# Exercise brief
What is the number of lines containing the word "this"? Give that number alone.

# Entries supplied
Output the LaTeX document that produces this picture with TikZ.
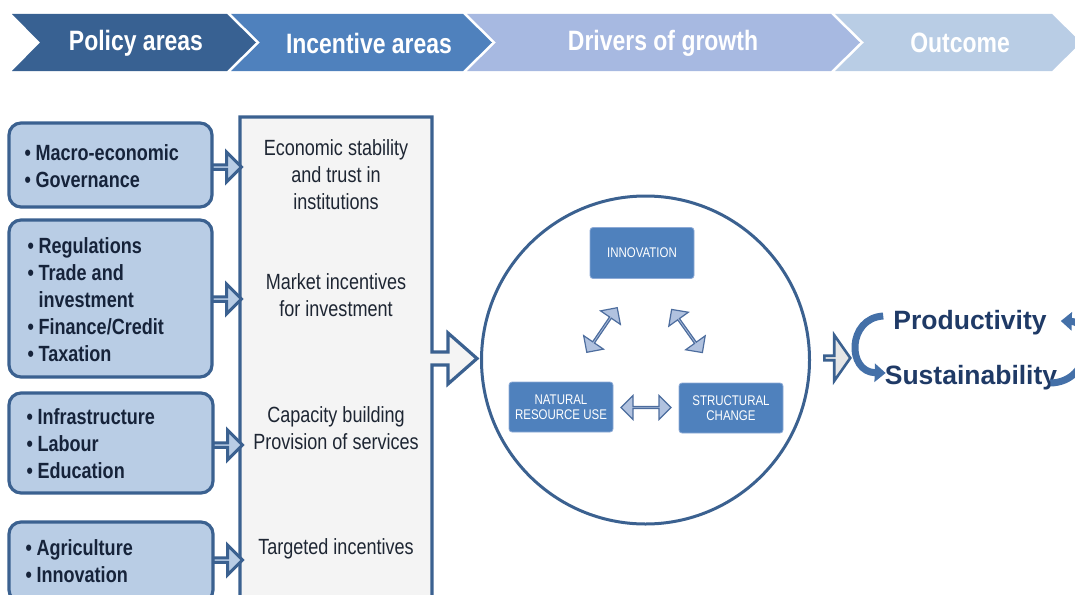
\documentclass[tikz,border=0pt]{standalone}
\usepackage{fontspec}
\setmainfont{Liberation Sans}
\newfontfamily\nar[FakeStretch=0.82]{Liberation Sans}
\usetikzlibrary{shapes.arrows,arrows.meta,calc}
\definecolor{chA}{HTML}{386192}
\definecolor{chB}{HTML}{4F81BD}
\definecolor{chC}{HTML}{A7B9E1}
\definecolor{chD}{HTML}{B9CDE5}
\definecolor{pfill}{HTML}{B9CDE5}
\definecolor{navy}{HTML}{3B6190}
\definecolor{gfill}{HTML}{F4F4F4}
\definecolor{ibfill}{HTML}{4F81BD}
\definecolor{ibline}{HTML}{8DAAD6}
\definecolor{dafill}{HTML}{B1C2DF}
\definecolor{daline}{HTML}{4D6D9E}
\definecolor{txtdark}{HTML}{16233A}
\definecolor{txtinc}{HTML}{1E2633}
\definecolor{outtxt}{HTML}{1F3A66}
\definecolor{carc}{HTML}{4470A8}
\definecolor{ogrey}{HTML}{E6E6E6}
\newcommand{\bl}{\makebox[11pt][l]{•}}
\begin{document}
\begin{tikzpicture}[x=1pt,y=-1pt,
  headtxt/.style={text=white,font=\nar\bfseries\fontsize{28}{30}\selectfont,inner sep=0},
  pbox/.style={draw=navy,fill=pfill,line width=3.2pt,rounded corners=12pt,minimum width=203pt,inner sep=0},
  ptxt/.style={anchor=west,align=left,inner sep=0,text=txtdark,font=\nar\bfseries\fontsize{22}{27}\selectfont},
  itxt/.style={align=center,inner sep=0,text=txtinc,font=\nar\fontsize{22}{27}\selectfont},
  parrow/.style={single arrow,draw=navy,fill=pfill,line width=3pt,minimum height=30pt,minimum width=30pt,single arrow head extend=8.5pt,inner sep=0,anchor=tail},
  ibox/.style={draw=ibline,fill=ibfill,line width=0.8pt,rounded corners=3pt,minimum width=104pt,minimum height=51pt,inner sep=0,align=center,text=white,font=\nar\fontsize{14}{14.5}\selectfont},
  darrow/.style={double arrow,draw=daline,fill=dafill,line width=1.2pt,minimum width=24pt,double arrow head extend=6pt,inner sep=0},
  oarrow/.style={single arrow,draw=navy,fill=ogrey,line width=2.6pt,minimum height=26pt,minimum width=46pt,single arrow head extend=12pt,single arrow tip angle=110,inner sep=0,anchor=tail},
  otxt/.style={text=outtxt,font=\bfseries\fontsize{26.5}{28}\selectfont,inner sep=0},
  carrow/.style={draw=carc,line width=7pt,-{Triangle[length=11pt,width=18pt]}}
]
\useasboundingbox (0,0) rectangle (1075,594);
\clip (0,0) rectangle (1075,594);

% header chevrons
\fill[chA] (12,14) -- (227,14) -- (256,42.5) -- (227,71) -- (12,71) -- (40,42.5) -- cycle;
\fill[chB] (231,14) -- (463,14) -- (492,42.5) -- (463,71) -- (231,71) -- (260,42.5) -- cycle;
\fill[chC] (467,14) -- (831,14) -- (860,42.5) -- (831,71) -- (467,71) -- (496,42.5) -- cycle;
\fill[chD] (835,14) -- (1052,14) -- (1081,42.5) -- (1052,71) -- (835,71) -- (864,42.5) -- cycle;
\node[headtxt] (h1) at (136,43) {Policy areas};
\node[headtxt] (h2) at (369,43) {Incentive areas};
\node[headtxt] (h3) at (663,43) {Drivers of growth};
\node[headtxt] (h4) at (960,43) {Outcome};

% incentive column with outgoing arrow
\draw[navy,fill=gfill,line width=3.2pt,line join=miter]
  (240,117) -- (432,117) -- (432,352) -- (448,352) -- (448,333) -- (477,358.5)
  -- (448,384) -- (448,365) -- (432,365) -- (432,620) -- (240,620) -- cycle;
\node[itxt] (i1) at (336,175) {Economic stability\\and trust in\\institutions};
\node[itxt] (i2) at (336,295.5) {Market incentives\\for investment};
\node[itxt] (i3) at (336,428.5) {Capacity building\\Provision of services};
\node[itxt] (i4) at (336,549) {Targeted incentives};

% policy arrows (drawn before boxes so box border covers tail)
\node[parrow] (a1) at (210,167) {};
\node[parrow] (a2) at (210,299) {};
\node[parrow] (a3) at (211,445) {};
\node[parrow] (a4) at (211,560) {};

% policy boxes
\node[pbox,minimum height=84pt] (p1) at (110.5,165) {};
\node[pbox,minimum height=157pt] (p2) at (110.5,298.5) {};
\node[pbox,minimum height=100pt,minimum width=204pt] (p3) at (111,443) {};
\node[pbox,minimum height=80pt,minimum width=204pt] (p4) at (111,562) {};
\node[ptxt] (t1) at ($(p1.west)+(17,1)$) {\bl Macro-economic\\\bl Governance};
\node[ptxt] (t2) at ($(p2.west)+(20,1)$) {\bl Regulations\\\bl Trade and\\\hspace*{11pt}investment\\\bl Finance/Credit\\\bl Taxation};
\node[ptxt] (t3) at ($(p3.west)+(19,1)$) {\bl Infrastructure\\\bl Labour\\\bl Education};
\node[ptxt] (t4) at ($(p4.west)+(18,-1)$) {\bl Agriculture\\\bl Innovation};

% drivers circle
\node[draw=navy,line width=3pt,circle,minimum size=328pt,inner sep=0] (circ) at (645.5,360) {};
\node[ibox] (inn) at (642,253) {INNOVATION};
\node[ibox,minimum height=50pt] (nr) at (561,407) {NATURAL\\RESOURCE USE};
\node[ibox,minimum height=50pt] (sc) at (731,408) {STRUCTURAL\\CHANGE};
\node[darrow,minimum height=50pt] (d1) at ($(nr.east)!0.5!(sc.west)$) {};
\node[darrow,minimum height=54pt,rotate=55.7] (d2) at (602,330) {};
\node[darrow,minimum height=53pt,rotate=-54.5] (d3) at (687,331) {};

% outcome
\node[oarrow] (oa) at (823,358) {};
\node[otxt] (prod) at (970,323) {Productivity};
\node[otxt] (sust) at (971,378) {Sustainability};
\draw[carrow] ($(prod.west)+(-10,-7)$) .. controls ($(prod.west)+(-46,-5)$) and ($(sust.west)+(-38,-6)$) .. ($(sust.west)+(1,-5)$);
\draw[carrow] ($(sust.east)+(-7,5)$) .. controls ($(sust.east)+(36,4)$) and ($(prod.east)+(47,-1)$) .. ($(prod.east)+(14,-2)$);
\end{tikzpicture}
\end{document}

...

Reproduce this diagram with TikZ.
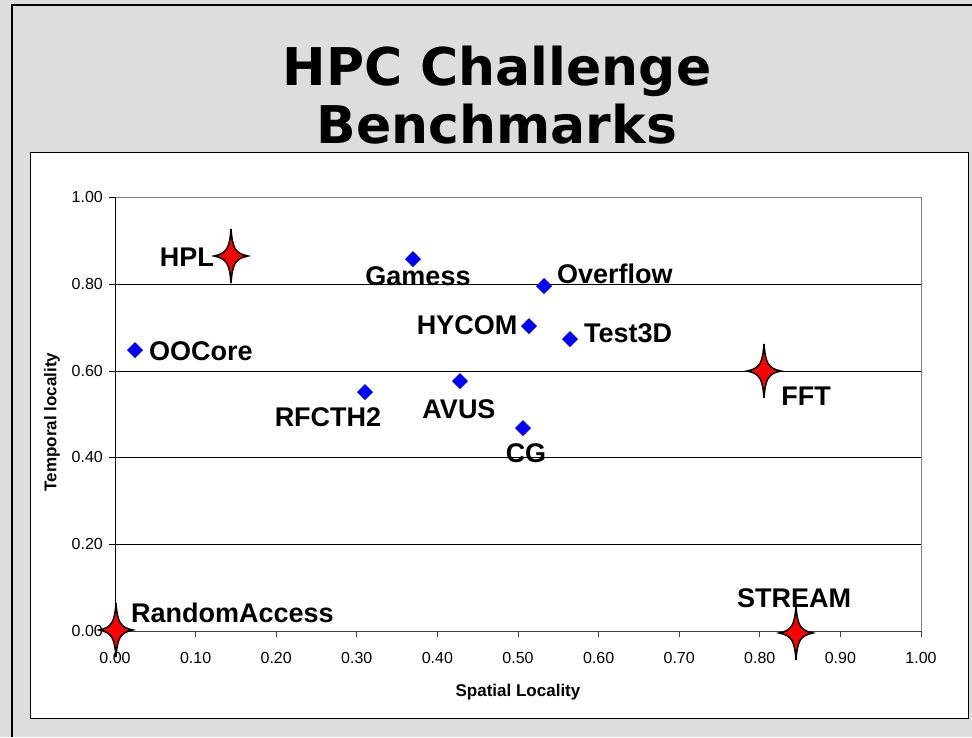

# Exercise response
2